Alixanther wrote:LWD:
Please read this fragment:
Although President Roosevelt neither shared nor pandered to this viewpoint, he understood the strength of the isolationist position. With one eye on his upcoming reelection bid in 1940, he acted carefully. Some of his New Deal supporters, notably labor leaders, feared that a preparedness drive centered on a powerful War Resources Administration would undermine much recent social legislation. So, rather than begin a massive central rearmament effort, he launched a limited preparedness campaign at the start of 1939, with his emphasis on increasing the striking power of the Army Air Corps.
And this one:
Although full-scale mobilization remained politically impossible, the government started the financial transition from parsimony to abundance.
Note the "politically impossible" aspect. You cannot wage a war without a cassus belli in a country hostile to extra-continental wars.
And your point is? The US wasn't at war yet so why would you expect them to be have implemented a fully wartime economy. No one else did either that I can see.
And this one:
A calculated risk, lend-lease ultimately delayed mobilization by reducing, for example, the number of aircraft available to the U.S. Army Air Corps; the program slowed training. Later foreign munitions aid also became a problem to other Army elements.
Which doesn't speak to the US economy at all.
And this one:
At first, increases in the force for the protective mobilization plan and the procurement of the equipment to meet this expansion were made piecemeal. But the desperate need for a coherent plan became plain as the Army went through eight separate expenditure programs between August 1940 and June 1942. (...)
??? What is your point? The US started shifting to a wartime economy prior to the pointit enter the war. By 6 months after it entered all the pieces were in place. Germany certainly didn't do that well.
And this:
Troop construction ultimately mushroomed into a $7.5 billion program, but the lack of industrial facilities constituted a greater barrier to mobilization during the defense period. The Depression had created much idle but largely obsolete industrial capacity. With demand low, there had been no incentives to modernize. The government had to encourage industrial expansion before its armed forces were engaged.

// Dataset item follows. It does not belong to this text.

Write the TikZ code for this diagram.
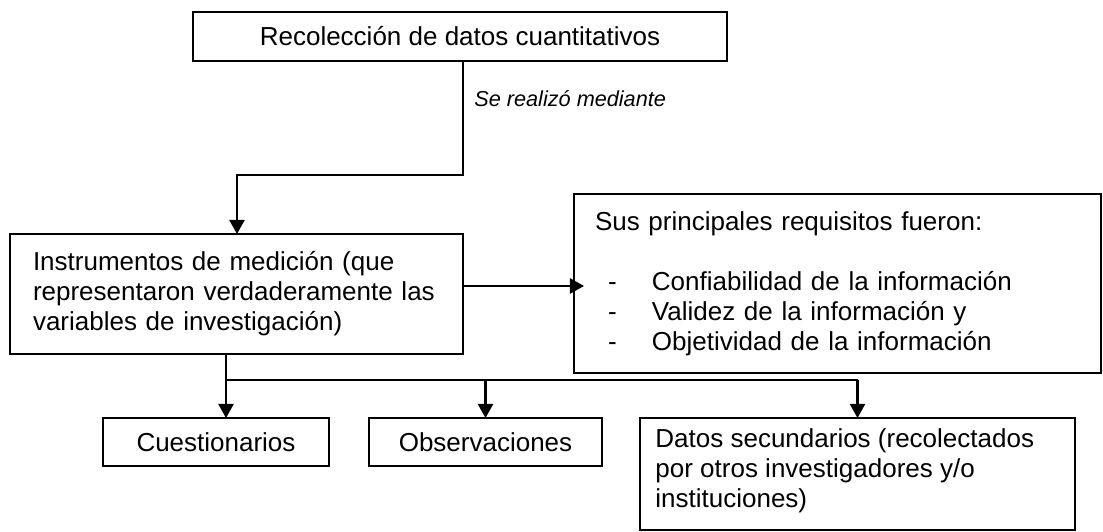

6 months, huh? I wouldn't say so.
Which 6 months are you talking about to do what?
Other things:
I didn't say "more stuff" period. I said "more stuff related to their resources".
Did they? How do you define "more stuff" and how do you relate it to resources? And how is that important? And of critical importance over what time period? (The US for instance could have increased production of both tanks and aircraft in 44 and 45 but started cutting back because it realized they weren't needed)
US economy could not be shifted to war "at a push of a button" because of the political situation, your own sources said it.
Neither could the German, British, Soviet, Italian, French, etc.
I never said US couldn't have done it if they would (and probably with a 3rd Reich-style government they would).
You should have. No government can.
Your piecemeal arguing style is much more effective against "targets" who pretend they know everything. I don't.
It is an entirely reasonable style where what is said is important. You may get to the right answer using bad data and poor logic but it's not at all clear that you indeed have the right answer if that's how you did it. If you make a statement on this board that someone questions prepare to be challenged on it. If you can't back it up your better off sayings so and dropping it or better yet not saying it at all. If you are not sure of something ask a question rather than making a statement. It might help if you read the FAQs for this site. The moderators frequently make the point that these boards are not for just stating opinions.